As Mooney traversed the long approach to Hitler’s desk, he began to pump his arm in a stern-faced Sieg Heil. But the Fuhrer surprised him by getting up from his desk and meeting Mooney halfway, not with a salute but a businesslike handshake.

This was, after all, a meeting about business — one of many contacts between the Nazis and GM officials that are spotlighted in this multipart JTA investigation that scoured and re-examined thousands of pages of little-known and restricted Nazi-era and New Deal-era documents

This documentation and other evidence reveal that GM and Opel were eager, willing and indispensable cogs in the Third Reich’s rearmament juggernaut, a rearmament that, as many feared during the 1930s, would enable Hitler to conquer Europe and destroy millions of lives. The documentation also reveals that while General Motors was mobilizing the Third Reich and cooperating within Germany with Hitler’s Nazi revolution and economic recovery, GM and its president, Alfred P. Sloan, were undermining the New Deal of President Franklin D. Roosevelt and undermining America’s electric mass transit, and in doing so, were helping addict the United States to oil.

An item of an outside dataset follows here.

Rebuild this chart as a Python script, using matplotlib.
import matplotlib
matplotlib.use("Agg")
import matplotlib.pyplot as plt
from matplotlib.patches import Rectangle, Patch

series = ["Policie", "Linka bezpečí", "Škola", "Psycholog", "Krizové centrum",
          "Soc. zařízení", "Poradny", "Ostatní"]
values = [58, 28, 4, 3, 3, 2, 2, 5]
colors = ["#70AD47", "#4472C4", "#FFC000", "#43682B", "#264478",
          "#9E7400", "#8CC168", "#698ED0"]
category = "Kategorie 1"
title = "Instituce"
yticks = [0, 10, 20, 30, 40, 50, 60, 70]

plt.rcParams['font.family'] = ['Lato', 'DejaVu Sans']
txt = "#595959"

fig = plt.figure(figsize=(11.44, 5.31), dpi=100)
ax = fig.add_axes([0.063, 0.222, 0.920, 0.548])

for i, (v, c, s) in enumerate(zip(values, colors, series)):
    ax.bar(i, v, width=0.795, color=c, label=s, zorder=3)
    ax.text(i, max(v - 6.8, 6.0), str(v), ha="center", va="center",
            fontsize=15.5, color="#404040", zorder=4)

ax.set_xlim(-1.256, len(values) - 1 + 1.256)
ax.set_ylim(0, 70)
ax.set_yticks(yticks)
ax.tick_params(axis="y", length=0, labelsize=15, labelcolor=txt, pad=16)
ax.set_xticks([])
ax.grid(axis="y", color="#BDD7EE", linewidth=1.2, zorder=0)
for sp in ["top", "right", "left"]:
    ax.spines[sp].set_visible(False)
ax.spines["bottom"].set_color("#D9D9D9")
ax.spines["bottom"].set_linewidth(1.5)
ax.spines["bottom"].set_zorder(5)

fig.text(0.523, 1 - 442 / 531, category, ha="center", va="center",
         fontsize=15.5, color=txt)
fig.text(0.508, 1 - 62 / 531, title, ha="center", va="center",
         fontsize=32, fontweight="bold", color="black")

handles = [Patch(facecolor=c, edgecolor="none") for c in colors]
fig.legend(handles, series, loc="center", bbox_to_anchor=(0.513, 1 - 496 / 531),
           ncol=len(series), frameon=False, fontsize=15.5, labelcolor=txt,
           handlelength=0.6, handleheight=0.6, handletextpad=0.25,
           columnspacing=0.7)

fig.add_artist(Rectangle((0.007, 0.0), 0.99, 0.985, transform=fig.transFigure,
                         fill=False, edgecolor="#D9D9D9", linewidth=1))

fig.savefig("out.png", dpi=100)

For GM’s part, the company has repeatedly declined to comment when approached by this reporter. It has also steadfastly denied for decades — even in the halls of Congress — that it actively assisted the Nazi war effort or that it simultaneously subverted mass transit in the United States. It has also argued that its subsidiary was seized by the Reich during the war. The company even sponsored an eminent historian to investigate, and he later in his own book disputed many earlier findings about GM’s complicity with the Nazis. In that book, he concluded that assertions that GM had collaborated with the Nazis, even after the United States and Germany were at war, “have proved groundless.”